Experiments 1–3 provide evidence for the time effect when a firm, or a group of people, is involved. Could a time effect be observed at the individual level? Experiment 4 tested this possibility.

Experiment 4

Method

We reworded the scenario to refer to an individual, instead of a group.

Low time:

Imagine that you dig the ground in search of precious stone. Currently, you are digging at a local spot known as “Shady Creek.”

Today is the first day of your dig.

Right away this morning, you have found a vein of precious stone! However, there is a thick wall of granite, which is easy to dig through, covering most of the stone. Some special equipment you have (which is 100% accurate) indicates that it will take 10 more days to dig through the granite and collect all the precious stone. Unfortunately, your equipment also indicates that the amount of precious stone is small -- about 10 pounds. Typical spots contain upwards of 500 pounds.

You have a choice to make:

A. dig the 10 more days to collect the 10 pounds of precious stone

B. abandon this “Shady Creek” spot and go home

What is your choice? Please circle your answer above.

High time:

Imagine that you dig the ground in search of precious stone. Currently, you are digging at a local spot known as “Shady Creek.”

So far, you have been digging at Shady Creek for the past 60 days. The ground so far has been hard, so the time spent digging has been difficult and effortful.

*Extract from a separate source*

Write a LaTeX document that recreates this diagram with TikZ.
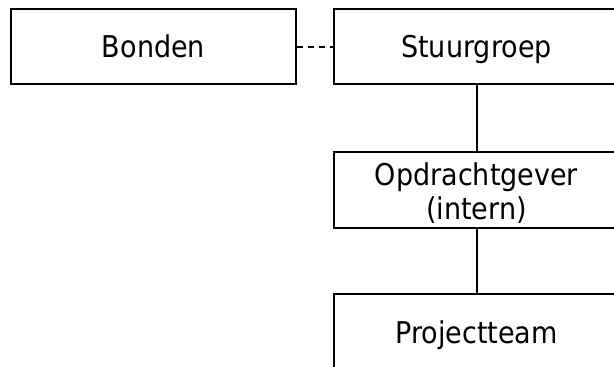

This morning, you have found a vein of precious stone! However, there is a thick wall of granite, which is easy to dig through, covering most of the stone. Some special equipment you have (which is 100% accurate) indicates that it will take 10 more days to dig through the granite and collect all the precious stone. Unfortunately, your equipment also indicates that the amount of precious stone is small -- about 10 pounds. Typical spots contain upwards of 500 pounds.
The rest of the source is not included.